Please, without the pictures, retype exactly the lines from the start of the material through the line that holds "(10,722) -- (985,722);".

>> start

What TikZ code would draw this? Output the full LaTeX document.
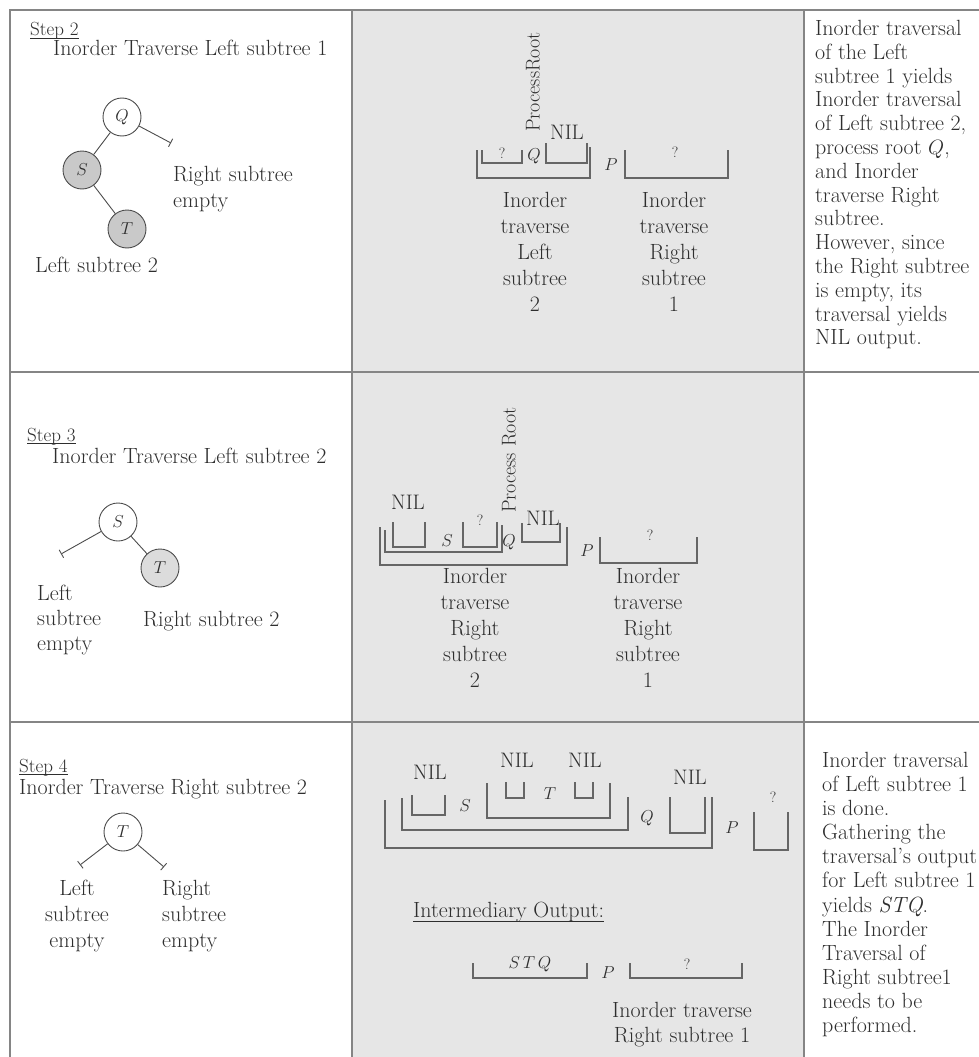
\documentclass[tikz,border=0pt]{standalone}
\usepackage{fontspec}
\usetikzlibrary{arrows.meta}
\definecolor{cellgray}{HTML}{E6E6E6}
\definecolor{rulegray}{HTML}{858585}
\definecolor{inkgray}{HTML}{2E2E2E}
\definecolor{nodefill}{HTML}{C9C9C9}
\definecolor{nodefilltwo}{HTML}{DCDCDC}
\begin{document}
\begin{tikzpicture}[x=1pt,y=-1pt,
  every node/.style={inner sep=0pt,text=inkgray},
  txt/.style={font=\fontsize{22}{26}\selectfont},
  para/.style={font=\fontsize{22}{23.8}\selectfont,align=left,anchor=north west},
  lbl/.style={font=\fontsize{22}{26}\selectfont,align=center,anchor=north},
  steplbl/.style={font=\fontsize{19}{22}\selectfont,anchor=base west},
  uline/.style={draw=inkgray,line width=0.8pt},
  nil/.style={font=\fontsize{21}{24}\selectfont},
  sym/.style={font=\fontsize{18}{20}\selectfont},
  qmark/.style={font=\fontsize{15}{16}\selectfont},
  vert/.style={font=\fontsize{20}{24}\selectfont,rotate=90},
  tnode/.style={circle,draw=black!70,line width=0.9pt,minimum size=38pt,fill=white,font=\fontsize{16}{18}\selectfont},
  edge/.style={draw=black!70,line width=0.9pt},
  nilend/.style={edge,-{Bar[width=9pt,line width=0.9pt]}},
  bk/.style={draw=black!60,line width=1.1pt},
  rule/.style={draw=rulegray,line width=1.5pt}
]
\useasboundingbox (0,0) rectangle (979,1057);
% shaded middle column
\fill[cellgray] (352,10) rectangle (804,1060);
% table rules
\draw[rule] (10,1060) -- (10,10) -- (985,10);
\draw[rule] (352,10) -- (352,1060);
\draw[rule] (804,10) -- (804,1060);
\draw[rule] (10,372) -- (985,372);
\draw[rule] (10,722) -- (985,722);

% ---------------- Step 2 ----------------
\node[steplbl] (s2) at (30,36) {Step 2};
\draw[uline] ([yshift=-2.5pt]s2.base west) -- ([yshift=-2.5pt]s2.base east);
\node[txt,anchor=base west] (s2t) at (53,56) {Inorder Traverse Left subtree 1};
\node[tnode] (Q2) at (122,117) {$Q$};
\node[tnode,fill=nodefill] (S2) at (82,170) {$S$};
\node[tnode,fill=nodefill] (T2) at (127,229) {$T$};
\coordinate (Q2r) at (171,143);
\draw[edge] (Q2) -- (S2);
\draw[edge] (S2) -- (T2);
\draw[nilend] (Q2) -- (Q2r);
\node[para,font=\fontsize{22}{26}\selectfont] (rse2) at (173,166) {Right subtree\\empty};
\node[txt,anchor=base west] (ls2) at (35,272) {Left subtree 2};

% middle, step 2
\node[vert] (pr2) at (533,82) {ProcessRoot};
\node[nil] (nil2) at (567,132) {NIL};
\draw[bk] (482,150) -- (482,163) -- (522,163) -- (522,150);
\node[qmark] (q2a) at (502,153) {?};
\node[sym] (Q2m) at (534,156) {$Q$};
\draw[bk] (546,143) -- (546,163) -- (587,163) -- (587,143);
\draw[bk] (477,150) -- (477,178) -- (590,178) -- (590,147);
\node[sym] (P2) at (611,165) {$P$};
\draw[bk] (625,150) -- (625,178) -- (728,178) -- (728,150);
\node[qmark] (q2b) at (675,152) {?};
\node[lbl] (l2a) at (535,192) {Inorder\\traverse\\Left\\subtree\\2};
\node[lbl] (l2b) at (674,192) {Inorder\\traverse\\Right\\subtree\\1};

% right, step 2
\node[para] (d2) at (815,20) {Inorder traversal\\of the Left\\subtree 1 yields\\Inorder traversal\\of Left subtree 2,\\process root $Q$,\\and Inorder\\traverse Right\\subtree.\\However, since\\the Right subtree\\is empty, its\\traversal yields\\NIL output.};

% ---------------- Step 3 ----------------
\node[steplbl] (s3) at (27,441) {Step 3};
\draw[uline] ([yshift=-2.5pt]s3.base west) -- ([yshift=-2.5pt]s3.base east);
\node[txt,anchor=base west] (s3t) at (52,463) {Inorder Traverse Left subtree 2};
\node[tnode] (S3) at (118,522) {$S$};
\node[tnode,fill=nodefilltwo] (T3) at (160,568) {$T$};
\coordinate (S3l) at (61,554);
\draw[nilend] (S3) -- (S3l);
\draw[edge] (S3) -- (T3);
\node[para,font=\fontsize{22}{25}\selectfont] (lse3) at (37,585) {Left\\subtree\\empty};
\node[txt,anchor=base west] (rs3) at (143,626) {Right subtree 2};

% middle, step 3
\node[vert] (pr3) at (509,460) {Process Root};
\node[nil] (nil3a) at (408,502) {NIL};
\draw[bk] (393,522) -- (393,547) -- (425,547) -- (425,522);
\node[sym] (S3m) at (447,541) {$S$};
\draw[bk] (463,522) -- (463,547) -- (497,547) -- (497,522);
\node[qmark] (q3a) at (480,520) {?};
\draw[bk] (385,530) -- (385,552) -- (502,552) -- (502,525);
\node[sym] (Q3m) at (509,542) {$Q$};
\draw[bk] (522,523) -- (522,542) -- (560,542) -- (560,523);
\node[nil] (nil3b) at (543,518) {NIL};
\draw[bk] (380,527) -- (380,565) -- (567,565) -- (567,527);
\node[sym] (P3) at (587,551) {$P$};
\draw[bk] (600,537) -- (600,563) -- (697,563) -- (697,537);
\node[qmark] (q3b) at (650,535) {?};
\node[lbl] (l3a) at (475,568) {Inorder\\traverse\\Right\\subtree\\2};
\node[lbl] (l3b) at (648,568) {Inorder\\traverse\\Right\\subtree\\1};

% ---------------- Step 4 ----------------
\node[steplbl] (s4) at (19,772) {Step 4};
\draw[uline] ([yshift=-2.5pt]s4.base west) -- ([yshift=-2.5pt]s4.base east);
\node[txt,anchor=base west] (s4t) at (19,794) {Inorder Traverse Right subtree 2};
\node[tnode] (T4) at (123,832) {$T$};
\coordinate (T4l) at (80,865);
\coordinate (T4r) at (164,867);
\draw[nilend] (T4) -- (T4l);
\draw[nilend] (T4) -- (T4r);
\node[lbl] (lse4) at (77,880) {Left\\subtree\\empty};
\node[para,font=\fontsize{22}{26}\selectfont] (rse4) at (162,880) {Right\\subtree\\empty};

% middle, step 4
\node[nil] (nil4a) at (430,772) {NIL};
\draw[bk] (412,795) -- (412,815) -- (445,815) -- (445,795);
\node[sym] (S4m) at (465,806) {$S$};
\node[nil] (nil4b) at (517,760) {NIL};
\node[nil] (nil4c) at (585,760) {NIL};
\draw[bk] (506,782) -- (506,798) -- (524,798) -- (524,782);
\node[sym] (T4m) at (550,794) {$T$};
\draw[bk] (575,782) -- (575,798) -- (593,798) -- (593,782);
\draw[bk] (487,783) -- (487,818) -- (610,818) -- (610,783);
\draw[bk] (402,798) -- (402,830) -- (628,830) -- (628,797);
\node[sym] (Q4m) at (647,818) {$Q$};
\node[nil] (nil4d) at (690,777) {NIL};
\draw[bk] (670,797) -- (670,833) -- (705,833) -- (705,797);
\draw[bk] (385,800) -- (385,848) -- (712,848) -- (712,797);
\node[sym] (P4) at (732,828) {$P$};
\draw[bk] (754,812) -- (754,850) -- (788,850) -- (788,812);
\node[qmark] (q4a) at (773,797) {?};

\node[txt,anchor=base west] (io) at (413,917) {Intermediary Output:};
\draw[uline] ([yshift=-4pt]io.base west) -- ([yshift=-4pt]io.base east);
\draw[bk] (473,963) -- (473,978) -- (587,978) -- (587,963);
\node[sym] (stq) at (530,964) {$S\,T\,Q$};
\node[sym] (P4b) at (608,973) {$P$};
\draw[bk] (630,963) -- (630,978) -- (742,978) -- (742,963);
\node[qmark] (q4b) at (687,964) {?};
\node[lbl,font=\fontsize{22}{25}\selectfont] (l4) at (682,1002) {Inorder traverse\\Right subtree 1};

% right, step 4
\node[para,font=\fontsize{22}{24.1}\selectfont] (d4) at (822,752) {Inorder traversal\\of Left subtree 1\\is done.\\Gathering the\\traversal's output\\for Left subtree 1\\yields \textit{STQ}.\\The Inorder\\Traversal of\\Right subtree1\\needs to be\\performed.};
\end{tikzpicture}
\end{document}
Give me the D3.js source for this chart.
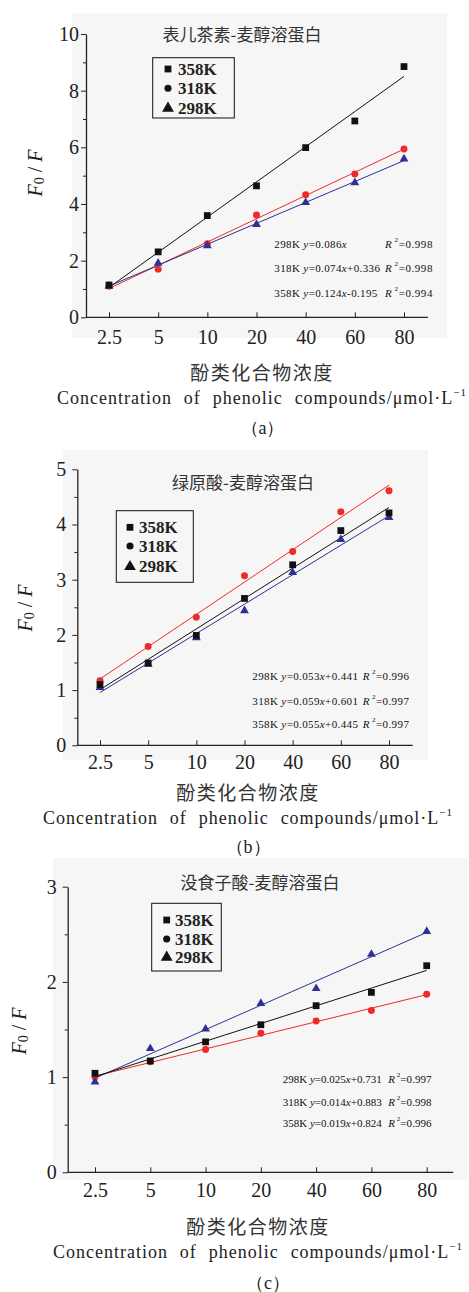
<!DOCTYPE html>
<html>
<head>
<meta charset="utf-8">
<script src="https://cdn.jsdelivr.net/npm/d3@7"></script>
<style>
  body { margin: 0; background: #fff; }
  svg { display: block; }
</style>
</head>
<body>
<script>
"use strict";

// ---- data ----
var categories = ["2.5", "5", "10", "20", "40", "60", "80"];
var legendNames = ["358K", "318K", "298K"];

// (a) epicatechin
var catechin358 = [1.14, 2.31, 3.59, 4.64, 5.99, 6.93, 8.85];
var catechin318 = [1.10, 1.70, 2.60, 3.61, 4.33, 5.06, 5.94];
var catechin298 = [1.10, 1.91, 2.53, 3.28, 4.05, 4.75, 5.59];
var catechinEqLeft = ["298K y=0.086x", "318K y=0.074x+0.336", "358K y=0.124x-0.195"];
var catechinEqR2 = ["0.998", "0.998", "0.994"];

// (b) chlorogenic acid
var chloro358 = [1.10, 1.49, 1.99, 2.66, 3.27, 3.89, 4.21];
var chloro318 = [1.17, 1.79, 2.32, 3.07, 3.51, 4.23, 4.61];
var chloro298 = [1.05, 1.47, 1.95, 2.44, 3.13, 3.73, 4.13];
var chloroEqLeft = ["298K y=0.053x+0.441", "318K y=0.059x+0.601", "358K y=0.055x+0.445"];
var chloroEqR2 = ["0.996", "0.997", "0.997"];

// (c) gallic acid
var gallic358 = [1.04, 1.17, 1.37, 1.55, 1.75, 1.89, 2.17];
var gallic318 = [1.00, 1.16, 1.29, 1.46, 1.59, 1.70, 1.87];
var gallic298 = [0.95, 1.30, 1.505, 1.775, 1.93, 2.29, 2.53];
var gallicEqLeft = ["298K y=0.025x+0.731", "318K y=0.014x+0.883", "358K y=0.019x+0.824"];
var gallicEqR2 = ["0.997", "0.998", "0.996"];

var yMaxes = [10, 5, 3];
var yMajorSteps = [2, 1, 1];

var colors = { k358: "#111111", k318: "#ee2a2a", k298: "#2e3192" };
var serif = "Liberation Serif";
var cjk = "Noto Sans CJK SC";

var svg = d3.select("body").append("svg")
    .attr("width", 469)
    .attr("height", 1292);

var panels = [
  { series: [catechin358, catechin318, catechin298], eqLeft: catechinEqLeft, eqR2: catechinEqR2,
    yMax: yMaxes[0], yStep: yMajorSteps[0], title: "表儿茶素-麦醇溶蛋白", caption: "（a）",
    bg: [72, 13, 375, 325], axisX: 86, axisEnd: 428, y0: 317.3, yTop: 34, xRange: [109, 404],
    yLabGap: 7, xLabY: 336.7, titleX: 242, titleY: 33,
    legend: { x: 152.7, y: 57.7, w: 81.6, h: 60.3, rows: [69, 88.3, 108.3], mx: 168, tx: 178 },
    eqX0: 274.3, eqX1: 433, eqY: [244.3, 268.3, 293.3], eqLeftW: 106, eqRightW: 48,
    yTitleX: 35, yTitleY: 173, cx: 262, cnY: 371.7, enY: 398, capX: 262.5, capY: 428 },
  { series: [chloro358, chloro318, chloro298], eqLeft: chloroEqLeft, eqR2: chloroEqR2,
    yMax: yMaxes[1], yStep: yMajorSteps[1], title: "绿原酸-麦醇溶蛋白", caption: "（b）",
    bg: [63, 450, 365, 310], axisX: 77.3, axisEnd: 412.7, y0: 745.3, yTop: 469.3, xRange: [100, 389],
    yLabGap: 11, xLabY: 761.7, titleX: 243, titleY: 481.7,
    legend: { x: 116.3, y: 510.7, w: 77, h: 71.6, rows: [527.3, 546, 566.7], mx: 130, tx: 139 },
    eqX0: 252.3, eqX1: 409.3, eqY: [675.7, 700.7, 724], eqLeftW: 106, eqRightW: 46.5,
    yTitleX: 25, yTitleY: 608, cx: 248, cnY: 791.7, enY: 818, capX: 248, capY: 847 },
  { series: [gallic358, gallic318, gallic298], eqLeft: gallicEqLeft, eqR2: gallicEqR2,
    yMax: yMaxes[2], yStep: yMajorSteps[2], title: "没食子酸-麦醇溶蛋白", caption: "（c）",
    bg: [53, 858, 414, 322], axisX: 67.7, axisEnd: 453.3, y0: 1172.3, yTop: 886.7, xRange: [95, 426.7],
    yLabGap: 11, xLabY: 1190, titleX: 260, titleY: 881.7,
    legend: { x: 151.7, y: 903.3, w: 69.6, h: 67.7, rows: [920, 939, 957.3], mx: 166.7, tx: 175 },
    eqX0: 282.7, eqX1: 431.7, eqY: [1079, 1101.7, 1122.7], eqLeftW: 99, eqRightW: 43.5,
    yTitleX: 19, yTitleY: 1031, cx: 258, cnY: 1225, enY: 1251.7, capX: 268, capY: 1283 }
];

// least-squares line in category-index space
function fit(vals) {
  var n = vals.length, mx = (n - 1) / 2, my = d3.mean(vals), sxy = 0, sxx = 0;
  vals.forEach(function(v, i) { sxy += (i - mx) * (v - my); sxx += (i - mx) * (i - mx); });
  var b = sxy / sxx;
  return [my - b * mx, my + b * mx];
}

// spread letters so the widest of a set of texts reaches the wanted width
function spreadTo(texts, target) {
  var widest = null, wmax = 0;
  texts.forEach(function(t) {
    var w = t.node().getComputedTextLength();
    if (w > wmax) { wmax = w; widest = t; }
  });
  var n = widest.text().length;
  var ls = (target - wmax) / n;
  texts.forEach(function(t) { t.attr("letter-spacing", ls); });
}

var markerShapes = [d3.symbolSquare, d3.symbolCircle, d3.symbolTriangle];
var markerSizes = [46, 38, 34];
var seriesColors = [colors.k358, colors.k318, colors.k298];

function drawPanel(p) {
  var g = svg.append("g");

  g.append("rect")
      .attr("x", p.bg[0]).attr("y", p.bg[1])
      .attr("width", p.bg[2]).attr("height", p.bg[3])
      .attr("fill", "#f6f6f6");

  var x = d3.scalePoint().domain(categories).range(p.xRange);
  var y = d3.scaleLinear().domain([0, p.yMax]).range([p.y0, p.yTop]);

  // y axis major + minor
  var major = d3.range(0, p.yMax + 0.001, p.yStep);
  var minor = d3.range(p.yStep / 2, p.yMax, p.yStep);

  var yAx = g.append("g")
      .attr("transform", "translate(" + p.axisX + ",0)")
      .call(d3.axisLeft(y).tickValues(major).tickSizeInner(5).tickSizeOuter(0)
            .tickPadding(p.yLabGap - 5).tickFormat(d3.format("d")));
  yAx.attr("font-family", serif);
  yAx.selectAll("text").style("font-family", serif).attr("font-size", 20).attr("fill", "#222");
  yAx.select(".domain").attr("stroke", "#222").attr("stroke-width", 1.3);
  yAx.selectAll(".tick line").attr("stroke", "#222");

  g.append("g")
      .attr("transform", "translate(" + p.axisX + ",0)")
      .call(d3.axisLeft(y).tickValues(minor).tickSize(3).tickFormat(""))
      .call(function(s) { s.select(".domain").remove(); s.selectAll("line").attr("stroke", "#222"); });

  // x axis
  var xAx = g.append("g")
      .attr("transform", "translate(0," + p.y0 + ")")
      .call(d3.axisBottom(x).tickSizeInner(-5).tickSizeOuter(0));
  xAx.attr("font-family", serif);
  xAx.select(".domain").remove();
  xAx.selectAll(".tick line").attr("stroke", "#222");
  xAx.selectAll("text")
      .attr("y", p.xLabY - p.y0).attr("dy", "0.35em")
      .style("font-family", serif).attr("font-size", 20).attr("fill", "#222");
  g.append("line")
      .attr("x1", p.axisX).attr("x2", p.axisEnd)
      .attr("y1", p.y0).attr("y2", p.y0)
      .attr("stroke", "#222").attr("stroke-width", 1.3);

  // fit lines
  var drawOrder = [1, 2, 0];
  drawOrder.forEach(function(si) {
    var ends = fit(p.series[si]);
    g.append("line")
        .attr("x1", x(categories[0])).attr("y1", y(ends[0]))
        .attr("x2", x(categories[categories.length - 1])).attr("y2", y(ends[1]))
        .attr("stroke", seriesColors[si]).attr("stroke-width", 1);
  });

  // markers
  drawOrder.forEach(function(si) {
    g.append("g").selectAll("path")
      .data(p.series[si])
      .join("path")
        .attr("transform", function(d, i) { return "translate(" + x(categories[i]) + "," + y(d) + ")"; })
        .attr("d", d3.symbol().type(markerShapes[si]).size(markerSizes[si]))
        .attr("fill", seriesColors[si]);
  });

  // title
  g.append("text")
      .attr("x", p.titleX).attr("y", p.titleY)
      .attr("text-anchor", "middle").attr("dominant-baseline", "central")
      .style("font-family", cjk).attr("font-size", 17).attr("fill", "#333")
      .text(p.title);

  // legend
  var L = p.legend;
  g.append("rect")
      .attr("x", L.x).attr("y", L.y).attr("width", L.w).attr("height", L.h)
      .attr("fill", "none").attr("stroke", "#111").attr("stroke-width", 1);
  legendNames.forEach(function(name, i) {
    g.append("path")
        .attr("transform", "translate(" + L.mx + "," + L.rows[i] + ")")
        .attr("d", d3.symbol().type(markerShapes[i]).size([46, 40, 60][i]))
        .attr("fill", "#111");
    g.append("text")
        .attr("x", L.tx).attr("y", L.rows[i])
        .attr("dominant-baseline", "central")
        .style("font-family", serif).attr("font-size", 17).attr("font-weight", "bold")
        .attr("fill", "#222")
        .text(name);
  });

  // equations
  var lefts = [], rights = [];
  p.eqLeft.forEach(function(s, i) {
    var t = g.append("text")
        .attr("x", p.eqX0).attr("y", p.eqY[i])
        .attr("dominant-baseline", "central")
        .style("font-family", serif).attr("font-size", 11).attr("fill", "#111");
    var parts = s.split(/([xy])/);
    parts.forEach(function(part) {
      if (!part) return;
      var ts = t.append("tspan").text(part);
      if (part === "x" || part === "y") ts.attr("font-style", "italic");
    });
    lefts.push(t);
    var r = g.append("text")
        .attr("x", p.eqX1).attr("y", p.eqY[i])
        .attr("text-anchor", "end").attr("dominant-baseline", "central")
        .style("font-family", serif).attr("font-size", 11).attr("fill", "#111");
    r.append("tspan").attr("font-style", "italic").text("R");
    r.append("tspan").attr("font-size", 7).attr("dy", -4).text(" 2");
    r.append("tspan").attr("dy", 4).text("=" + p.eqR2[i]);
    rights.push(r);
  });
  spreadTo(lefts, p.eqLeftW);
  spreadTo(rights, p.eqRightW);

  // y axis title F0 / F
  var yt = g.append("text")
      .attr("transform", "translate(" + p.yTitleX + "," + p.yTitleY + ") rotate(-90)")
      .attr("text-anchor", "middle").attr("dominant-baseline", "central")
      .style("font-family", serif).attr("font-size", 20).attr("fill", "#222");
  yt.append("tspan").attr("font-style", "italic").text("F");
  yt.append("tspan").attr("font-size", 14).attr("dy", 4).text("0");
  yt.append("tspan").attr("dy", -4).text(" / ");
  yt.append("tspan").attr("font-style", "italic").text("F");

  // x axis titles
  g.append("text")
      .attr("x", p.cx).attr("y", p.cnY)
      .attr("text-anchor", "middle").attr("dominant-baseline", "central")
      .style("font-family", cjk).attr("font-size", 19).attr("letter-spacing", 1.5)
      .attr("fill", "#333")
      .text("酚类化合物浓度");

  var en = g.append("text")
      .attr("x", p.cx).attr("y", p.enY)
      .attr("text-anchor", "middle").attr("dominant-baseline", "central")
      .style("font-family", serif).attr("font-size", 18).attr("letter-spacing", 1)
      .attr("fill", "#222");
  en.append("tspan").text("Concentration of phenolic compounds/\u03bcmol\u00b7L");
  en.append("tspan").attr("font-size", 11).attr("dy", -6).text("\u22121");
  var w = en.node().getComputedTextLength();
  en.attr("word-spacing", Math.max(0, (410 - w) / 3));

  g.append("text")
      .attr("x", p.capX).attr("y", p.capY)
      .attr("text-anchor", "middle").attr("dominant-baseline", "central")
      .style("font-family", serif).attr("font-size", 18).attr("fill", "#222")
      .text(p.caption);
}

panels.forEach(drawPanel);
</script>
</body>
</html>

>> end

▶ ANSWER FOR THE TASK
What TikZ code would draw this? Output the full LaTeX document.
\documentclass[tikz,border=0pt]{standalone}
\usepackage{fontspec}
\usetikzlibrary{arrows.meta}
\definecolor{cellgray}{HTML}{E6E6E6}
\definecolor{rulegray}{HTML}{858585}
\definecolor{inkgray}{HTML}{2E2E2E}
\definecolor{nodefill}{HTML}{C9C9C9}
\definecolor{nodefilltwo}{HTML}{DCDCDC}
\begin{document}
\begin{tikzpicture}[x=1pt,y=-1pt,
  every node/.style={inner sep=0pt,text=inkgray},
  txt/.style={font=\fontsize{22}{26}\selectfont},
  para/.style={font=\fontsize{22}{23.8}\selectfont,align=left,anchor=north west},
  lbl/.style={font=\fontsize{22}{26}\selectfont,align=center,anchor=north},
  steplbl/.style={font=\fontsize{19}{22}\selectfont,anchor=base west},
  uline/.style={draw=inkgray,line width=0.8pt},
  nil/.style={font=\fontsize{21}{24}\selectfont},
  sym/.style={font=\fontsize{18}{20}\selectfont},
  qmark/.style={font=\fontsize{15}{16}\selectfont},
  vert/.style={font=\fontsize{20}{24}\selectfont,rotate=90},
  tnode/.style={circle,draw=black!70,line width=0.9pt,minimum size=38pt,fill=white,font=\fontsize{16}{18}\selectfont},
  edge/.style={draw=black!70,line width=0.9pt},
  nilend/.style={edge,-{Bar[width=9pt,line width=0.9pt]}},
  bk/.style={draw=black!60,line width=1.1pt},
  rule/.style={draw=rulegray,line width=1.5pt}
]
\useasboundingbox (0,0) rectangle (979,1057);
% shaded middle column
\fill[cellgray] (352,10) rectangle (804,1060);
% table rules
\draw[rule] (10,1060) -- (10,10) -- (985,10);
\draw[rule] (352,10) -- (352,1060);
\draw[rule] (804,10) -- (804,1060);
\draw[rule] (10,372) -- (985,372);
\draw[rule] (10,722) -- (985,722);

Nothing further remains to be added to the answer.